→ WORK TO COMPLETE: Return all lines from the listing below in which the string "this" occurs.

→ RECORDS SHOWN:
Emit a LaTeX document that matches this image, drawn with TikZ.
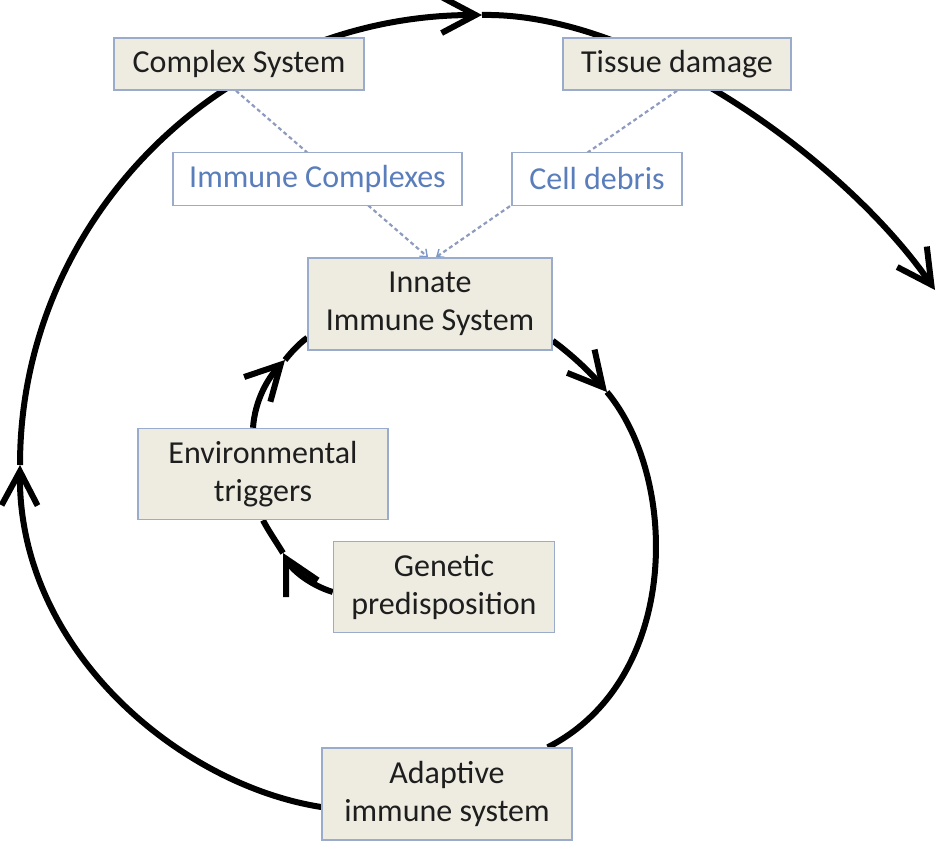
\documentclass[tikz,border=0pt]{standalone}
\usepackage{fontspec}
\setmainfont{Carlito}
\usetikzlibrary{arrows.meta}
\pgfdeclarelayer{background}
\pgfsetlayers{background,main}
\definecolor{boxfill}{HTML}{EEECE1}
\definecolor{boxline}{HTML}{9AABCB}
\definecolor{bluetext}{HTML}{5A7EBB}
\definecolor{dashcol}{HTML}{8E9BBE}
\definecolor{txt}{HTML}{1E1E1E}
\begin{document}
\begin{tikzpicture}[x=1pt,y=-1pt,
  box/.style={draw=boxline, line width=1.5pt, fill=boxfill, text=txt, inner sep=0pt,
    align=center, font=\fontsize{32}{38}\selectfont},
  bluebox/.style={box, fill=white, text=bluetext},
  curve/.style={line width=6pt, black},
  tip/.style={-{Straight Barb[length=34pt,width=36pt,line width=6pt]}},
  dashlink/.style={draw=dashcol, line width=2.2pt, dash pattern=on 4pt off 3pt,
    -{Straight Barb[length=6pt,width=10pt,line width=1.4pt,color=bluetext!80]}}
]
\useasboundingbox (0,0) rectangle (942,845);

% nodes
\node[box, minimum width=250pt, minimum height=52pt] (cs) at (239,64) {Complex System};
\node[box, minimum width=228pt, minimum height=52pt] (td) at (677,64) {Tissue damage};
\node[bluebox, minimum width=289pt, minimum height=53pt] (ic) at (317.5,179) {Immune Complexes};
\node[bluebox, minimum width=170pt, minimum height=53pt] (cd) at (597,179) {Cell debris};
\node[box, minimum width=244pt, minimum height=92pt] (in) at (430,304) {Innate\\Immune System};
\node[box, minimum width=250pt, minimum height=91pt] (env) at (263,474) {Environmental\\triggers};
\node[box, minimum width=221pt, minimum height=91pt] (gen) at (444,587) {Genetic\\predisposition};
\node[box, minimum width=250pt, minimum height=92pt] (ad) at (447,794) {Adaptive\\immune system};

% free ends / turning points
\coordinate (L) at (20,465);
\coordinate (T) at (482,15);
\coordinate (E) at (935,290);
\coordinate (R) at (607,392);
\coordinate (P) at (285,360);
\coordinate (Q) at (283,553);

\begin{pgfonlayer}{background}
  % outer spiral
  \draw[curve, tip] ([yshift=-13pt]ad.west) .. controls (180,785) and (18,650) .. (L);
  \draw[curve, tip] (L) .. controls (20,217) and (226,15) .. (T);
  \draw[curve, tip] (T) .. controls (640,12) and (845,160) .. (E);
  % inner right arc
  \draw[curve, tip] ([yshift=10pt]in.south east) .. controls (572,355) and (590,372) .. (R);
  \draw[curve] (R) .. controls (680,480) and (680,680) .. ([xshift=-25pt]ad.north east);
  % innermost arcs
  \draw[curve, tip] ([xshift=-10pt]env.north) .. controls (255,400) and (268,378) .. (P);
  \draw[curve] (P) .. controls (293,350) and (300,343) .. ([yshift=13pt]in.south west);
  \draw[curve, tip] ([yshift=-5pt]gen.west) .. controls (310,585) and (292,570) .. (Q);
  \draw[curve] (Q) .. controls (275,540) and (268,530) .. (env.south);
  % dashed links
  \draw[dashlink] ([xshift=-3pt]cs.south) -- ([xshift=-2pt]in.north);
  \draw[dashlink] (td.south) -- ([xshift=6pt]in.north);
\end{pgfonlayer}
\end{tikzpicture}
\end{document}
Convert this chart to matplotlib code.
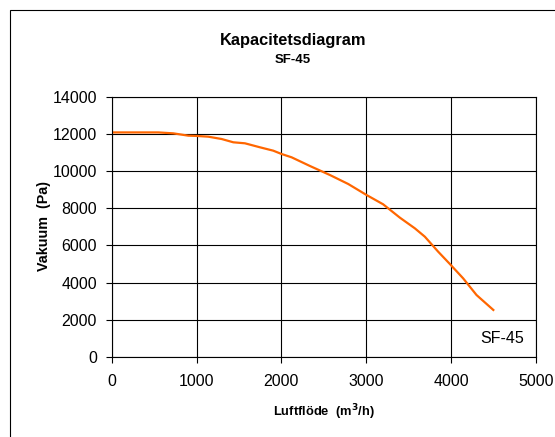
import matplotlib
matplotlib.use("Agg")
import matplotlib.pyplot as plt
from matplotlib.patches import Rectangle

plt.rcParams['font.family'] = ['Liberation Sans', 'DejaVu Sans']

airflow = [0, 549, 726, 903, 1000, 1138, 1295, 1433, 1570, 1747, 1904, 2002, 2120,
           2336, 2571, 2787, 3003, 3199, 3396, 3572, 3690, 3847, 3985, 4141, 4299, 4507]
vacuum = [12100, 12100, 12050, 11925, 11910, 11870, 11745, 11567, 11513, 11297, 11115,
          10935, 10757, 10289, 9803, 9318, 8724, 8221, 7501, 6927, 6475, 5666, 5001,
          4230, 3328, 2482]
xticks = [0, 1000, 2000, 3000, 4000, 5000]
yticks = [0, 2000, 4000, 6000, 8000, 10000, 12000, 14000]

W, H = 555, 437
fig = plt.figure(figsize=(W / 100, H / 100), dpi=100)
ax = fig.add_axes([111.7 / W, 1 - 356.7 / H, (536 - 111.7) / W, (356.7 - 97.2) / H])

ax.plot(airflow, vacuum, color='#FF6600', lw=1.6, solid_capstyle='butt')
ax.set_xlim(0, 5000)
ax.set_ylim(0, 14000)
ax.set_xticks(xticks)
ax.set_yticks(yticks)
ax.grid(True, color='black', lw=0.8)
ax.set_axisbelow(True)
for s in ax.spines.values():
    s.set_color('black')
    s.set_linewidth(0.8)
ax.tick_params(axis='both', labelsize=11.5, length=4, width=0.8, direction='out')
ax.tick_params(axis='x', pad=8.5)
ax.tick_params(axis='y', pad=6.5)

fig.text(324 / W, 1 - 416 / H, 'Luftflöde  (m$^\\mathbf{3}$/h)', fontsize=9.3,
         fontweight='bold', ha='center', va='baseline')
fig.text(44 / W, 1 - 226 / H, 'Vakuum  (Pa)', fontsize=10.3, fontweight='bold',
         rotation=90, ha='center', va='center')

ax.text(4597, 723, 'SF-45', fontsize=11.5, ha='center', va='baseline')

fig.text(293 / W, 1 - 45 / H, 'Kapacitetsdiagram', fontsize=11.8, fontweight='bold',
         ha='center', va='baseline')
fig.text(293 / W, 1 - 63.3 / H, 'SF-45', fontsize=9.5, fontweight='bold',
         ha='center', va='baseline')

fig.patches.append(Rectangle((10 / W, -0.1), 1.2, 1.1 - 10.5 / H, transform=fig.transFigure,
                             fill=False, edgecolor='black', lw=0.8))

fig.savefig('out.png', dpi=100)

→ REPLY:
Emit a LaTeX document that matches this image, drawn with TikZ.
Convert this chart to matplotlib code.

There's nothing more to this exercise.